Trata-se de mudar o foco da competência
para ser aprovado em exames para a formação do cidadão. Isso só é possível
flexibilizando currículos, certificações e barreiras que segregam o ensino
básico do técnico. E o ensino só poderá acompanhar as mudanças tecnológicas e
de gestão do setor produtivo caso trabalhe em sintonia com as organizações e
empresas, por um lado, e, por outro lado, com as escolas técnicas e
universidades para demandar soluções inovadoras para seus desafios.
Nada disso é fácil e até pode ser encarado
como improvável, quando se leva em conta o abismo que existe entre a demanda
pela escola pública e os resultados alcançados.
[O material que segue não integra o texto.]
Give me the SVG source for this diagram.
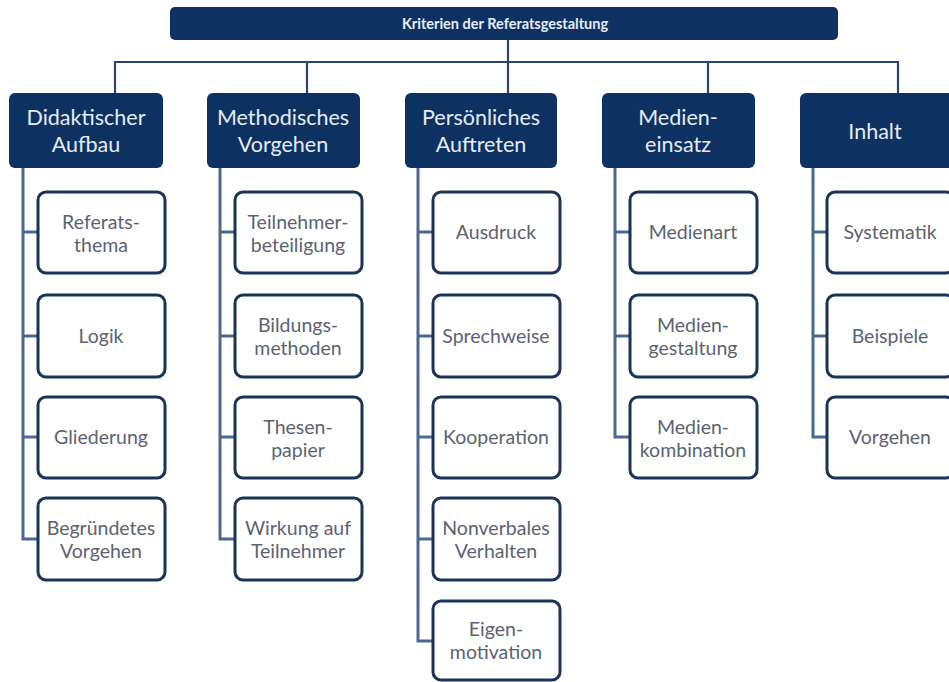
<svg xmlns="http://www.w3.org/2000/svg" width="949" height="682" viewBox="0 0 949 682">
<style>
.bg{fill:#ffffff}
.top{fill:#0d3262}
.cat{fill:#0d3262}
.child{fill:#ffffff;stroke:#1b3458;stroke-width:3}
.tree{fill:none;stroke:#2a4669;stroke-width:2.2}
.spine{fill:none;stroke:#4a6890;stroke-width:3}
.tt{font-family:Lato,"Open Sans",sans-serif;font-weight:bold;font-size:14.5px;fill:#e8edf4;text-anchor:middle}
.ct{font-family:Lato,"Open Sans",sans-serif;font-size:21.5px;fill:#e6ecf4;text-anchor:middle}
.ch{font-family:Lato,"Open Sans",sans-serif;font-size:19.5px;fill:#5b6371;text-anchor:middle}
</style>
<rect class="bg" x="0" y="0" width="949" height="682"/>
<g id="connectors">
<path class="tree" d="M508,40 V62 M115,93 V62 H898 V93 M307,62 V93 M508,62 V93 M708,62 V93"/>
<path class="spine" d="M23,168 V539 H38 M23,232 H38 M23,336 H38 M23,437 H38"/>
<path class="spine" d="M220,168 V539 H235 M220,232 H235 M220,336 H235 M220,437 H235"/>
<path class="spine" d="M418,168 V641 H433 M418,232 H433 M418,336 H433 M418,437 H433 M418,539 H433"/>
<path class="spine" d="M615,168 V437 H630 M615,232 H630 M615,336 H630"/>
<path class="spine" d="M813,168 V437 H827 M813,232 H827 M813,336 H827"/>
</g>
<g id="root"><rect class="top" x="170" y="7" width="668" height="33" rx="5"/><text class="tt" x="505" y="29">Kriterien der Referatsgestaltung</text></g>
<g id="cat-didaktisch"><rect class="cat" x="9" y="93" width="154" height="75" rx="6"/><text class="ct" x="86" y="125">Didaktischer</text><text class="ct" x="86" y="152">Aufbau</text></g>
<g id="cat-methodisch"><rect class="cat" x="207" y="93" width="153" height="75" rx="6"/><text class="ct" x="283" y="125">Methodisches</text><text class="ct" x="283" y="152">Vorgehen</text></g>
<g id="cat-persoenlich"><rect class="cat" x="405" y="93" width="152" height="75" rx="6"/><text class="ct" x="481" y="125">Persönliches</text><text class="ct" x="481" y="152">Auftreten</text></g>
<g id="cat-medien"><rect class="cat" x="602" y="93" width="153" height="75" rx="6"/><text class="ct" x="678" y="125">Medien-</text><text class="ct" x="678" y="152">einsatz</text></g>
<g id="cat-inhalt"><rect class="cat" x="800" y="93" width="160" height="75" rx="6"/><text class="ct" x="875" y="139">Inhalt</text></g>

<g id="c-referatsthema"><rect class="child" x="38" y="192" width="127" height="81" rx="8"/><text class="ch" x="101" y="229">Referats-</text><text class="ch" x="101" y="252">thema</text></g>
<g id="c-logik"><rect class="child" x="38" y="295" width="127" height="82" rx="8"/><text class="ch" x="101" y="343">Logik</text></g>
<g id="c-gliederung"><rect class="child" x="38" y="397" width="127" height="81" rx="8"/><text class="ch" x="101" y="444">Gliederung</text></g>
<g id="c-begruendetes"><rect class="child" x="38" y="498" width="127" height="82" rx="8"/><text class="ch" x="101" y="535">Begründetes</text><text class="ch" x="101" y="558">Vorgehen</text></g>

<g id="c-teilnehmerbeteiligung"><rect class="child" x="235" y="192" width="127" height="81" rx="8"/><text class="ch" x="298" y="229">Teilnehmer-</text><text class="ch" x="298" y="252">beteiligung</text></g>
<g id="c-bildungsmethoden"><rect class="child" x="235" y="295" width="127" height="82" rx="8"/><text class="ch" x="298" y="332">Bildungs-</text><text class="ch" x="298" y="355">methoden</text></g>
<g id="c-thesenpapier"><rect class="child" x="235" y="397" width="127" height="81" rx="8"/><text class="ch" x="298" y="434">Thesen-</text><text class="ch" x="298" y="457">papier</text></g>
<g id="c-wirkung"><rect class="child" x="235" y="498" width="127" height="82" rx="8"/><text class="ch" x="298" y="535">Wirkung auf</text><text class="ch" x="298" y="558">Teilnehmer</text></g>

<g id="c-ausdruck"><rect class="child" x="433" y="192" width="127" height="81" rx="8"/><text class="ch" x="496" y="239">Ausdruck</text></g>
<g id="c-sprechweise"><rect class="child" x="433" y="295" width="127" height="82" rx="8"/><text class="ch" x="496" y="343">Sprechweise</text></g>
<g id="c-kooperation"><rect class="child" x="433" y="397" width="127" height="81" rx="8"/><text class="ch" x="496" y="444">Kooperation</text></g>
<g id="c-nonverbales"><rect class="child" x="433" y="498" width="127" height="82" rx="8"/><text class="ch" x="496" y="535">Nonverbales</text><text class="ch" x="496" y="558">Verhalten</text></g>
<g id="c-eigenmotivation"><rect class="child" x="433" y="601" width="127" height="79" rx="8"/><text class="ch" x="496" y="636">Eigen-</text><text class="ch" x="496" y="659">motivation</text></g>

<g id="c-medienart"><rect class="child" x="630" y="192" width="127" height="81" rx="8"/><text class="ch" x="693" y="239">Medienart</text></g>
<g id="c-mediengestaltung"><rect class="child" x="630" y="295" width="127" height="82" rx="8"/><text class="ch" x="693" y="332">Medien-</text><text class="ch" x="693" y="355">gestaltung</text></g>
<g id="c-medienkombination"><rect class="child" x="630" y="397" width="127" height="81" rx="8"/><text class="ch" x="693" y="434">Medien-</text><text class="ch" x="693" y="457">kombination</text></g>

<g id="c-systematik"><rect class="child" x="827" y="192" width="127" height="81" rx="8"/><text class="ch" x="890" y="239">Systematik</text></g>
<g id="c-beispiele"><rect class="child" x="827" y="295" width="127" height="82" rx="8"/><text class="ch" x="890" y="343">Beispiele</text></g>
<g id="c-vorgehen"><rect class="child" x="827" y="397" width="127" height="81" rx="8"/><text class="ch" x="890" y="444">Vorgehen</text></g>
</svg>
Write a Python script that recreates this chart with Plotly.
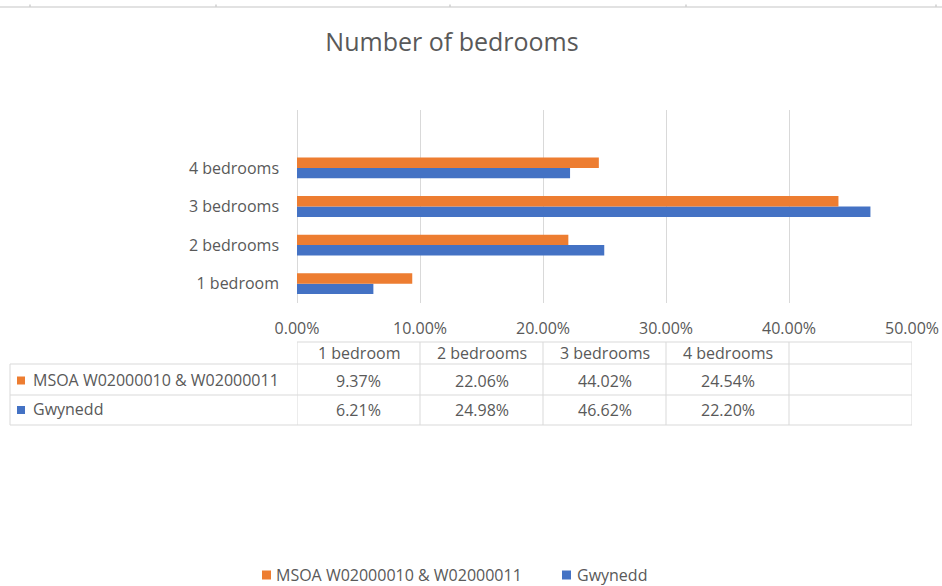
import plotly.graph_objects as go

# Bedroom-count shares by area (percent of households)
categories = ["1 bedroom", "2 bedrooms", "3 bedrooms", "4 bedrooms"]
msoa_name = "MSOA W02000010 & W02000011"
gwynedd_name = "Gwynedd"
msoa_values = [9.37, 22.06, 44.02, 24.54]
gwynedd_values = [6.21, 24.98, 46.62, 22.20]
x_ticks = [0, 10, 20, 30, 40, 50]
x_tick_labels = [f"{v:.2f}%" for v in x_ticks]

ORANGE = "#ED7D31"
BLUE = "#4472C4"
TEXT = "#595959"
GRID = "#D9D9D9"
FONT = "Open Sans"

W, H = 942, 586
PL, PR, PT, PB = 297, 912, 110, 303  # plot-area edges in pixels


def fx(px):
    return (px - PL) / (PR - PL)


def fy(py):
    return (PB - py) / (PB - PT)


fig = go.Figure()
# Gwynedd first so it sits below the MSOA bar inside each group
fig.add_trace(go.Bar(y=categories, x=gwynedd_values, name=gwynedd_name,
                     orientation="h", marker=dict(color=BLUE, line=dict(width=0))))
fig.add_trace(go.Bar(y=categories, x=msoa_values, name=msoa_name,
                     orientation="h", marker=dict(color=ORANGE, line=dict(width=0))))

shapes = []
annotations = []

# worksheet column-header edge along the top
shapes.append(dict(type="line", xref="paper", yref="paper",
                   x0=fx(0), x1=fx(W), y0=fy(7), y1=fy(7),
                   line=dict(color="#E2E2E2", width=2)))
for tx in [30, 216, 450, 686, 936]:
    shapes.append(dict(type="line", xref="paper", yref="paper",
                       x0=fx(tx), x1=fx(tx), y0=fy(4.5), y1=fy(7),
                       line=dict(color="#CFCFCF", width=1.5)))

# data table beneath the axis
ROW_TOP, ROW_HEAD, ROW_MID, ROW_BOT = 342, 364, 395, 425
TABLE_LEFT = 10
line_style = dict(color=GRID, width=1)
shapes.append(dict(type="line", xref="x", yref="paper", x0=x_ticks[0], x1=x_ticks[-1],
                   y0=fy(ROW_TOP), y1=fy(ROW_TOP), line=line_style))
for yy in [ROW_HEAD, ROW_MID, ROW_BOT]:
    shapes.append(dict(type="line", xref="paper", yref="paper", x0=fx(TABLE_LEFT), x1=1,
                       y0=fy(yy), y1=fy(yy), line=line_style))
for xv in x_ticks:
    shapes.append(dict(type="line", xref="x", yref="paper", x0=xv, x1=xv,
                       y0=fy(ROW_TOP), y1=fy(ROW_BOT), line=line_style))
shapes.append(dict(type="line", xref="paper", yref="paper", x0=fx(TABLE_LEFT), x1=fx(TABLE_LEFT),
                   y0=fy(ROW_HEAD), y1=fy(ROW_BOT), line=line_style))

cell_font = dict(family=FONT, size=16, color=TEXT)
head_cy = (ROW_TOP + ROW_HEAD) / 2
rows = [(msoa_name, ORANGE, msoa_values, (ROW_HEAD + ROW_MID) / 2 + 1),
        (gwynedd_name, BLUE, gwynedd_values, (ROW_MID + ROW_BOT) / 2)]
for i, cat in enumerate(categories):
    xc = (x_ticks[i] + x_ticks[i + 1]) / 2
    annotations.append(dict(x=xc, y=fy(head_cy), xref="x", yref="paper", text=cat,
                            showarrow=False, font=cell_font, xanchor="center", yanchor="middle"))
    for _, _, vals, cy in rows:
        annotations.append(dict(x=xc, y=fy(cy), xref="x", yref="paper", text=f"{vals[i]:.2f}%",
                                showarrow=False, font=cell_font, xanchor="center", yanchor="middle"))
for name, col, _, cy in rows:
    shapes.append(dict(type="rect", xref="paper", yref="paper",
                       x0=fx(17), x1=fx(25), y0=fy(cy - 4), y1=fy(cy + 4),
                       fillcolor=col, line=dict(width=0)))
    annotations.append(dict(x=fx(31), y=fy(cy - 1), xref="paper", yref="paper", text=name,
                            showarrow=False, font=cell_font, xanchor="left", yanchor="middle"))

# legend row along the bottom
LEG_CY = 575
for name, col, sq_x, txt_x in [(msoa_name, ORANGE, 262, 274), (gwynedd_name, BLUE, 562, 575)]:
    shapes.append(dict(type="rect", xref="paper", yref="paper",
                       x0=fx(sq_x), x1=fx(sq_x + 9), y0=fy(LEG_CY - 4.5), y1=fy(LEG_CY + 4.5),
                       fillcolor=col, line=dict(width=0)))
    annotations.append(dict(x=fx(txt_x), y=fy(LEG_CY), xref="paper", yref="paper", text=name,
                            showarrow=False, font=cell_font, xanchor="left", yanchor="middle"))

fig.update_layout(
    width=W, height=H,
    margin=dict(l=PL, r=W - PR, t=PT, b=H - PB, pad=0, autoexpand=False),
    paper_bgcolor="white", plot_bgcolor="white",
    barmode="group", bargap=0.46, bargroupgap=0,
    showlegend=False,
    title=dict(text="Number of bedrooms", x=452 / W, xanchor="center",
               y=1 - 42 / H, yanchor="middle", yref="container",
               font=dict(family=FONT, size=25, color=TEXT)),
    xaxis=dict(range=[x_ticks[0], x_ticks[-1]], tickvals=x_ticks, ticktext=x_tick_labels,
               showgrid=True, gridcolor=GRID, gridwidth=1,
               zeroline=True, zerolinecolor=GRID, zerolinewidth=1, showline=False,
               ticks="", ticklabelstandoff=14,
               tickfont=dict(family=FONT, size=16, color=TEXT), fixedrange=True),
    yaxis=dict(categoryorder="array", categoryarray=categories, range=[-0.5, 4.5],
               showgrid=False, zeroline=False, showline=False, ticks="",
               ticklabelstandoff=17,
               tickfont=dict(family=FONT, size=16, color=TEXT), fixedrange=True),
    shapes=shapes, annotations=annotations,
    font=dict(family=FONT, color=TEXT),
)

fig.write_html("out.html")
Falar numa escola que acompanha
as mudanças tecnológicas do mercado de trabalho, quando pesquisas recentes
sugerem que nosso ensino público não é capaz sequer de alfabetizar parte
relevante de seus alunos, dá uma ideia das dimensões do desafio.
Quando se considera que em muitas das redes
de ensino público as escolas permaneceram fechadas em razão das restrições da
pandemia por mais de dois anos, e as medidas de reestruturação do espaço escolar
e de gestão do fluxo de alunos e professores não foram sequer planejadas,
pode-se ter uma medida do que precisa mudar.
Se conseguirmos eleger um governo que se
empenhe em garantir uma escola pública com a missão de preparar cidadãos
cientes de seus direitos e deveres, e competentes para buscar seu próprio
sustento, daremos um passo para esta verdadeira revolução.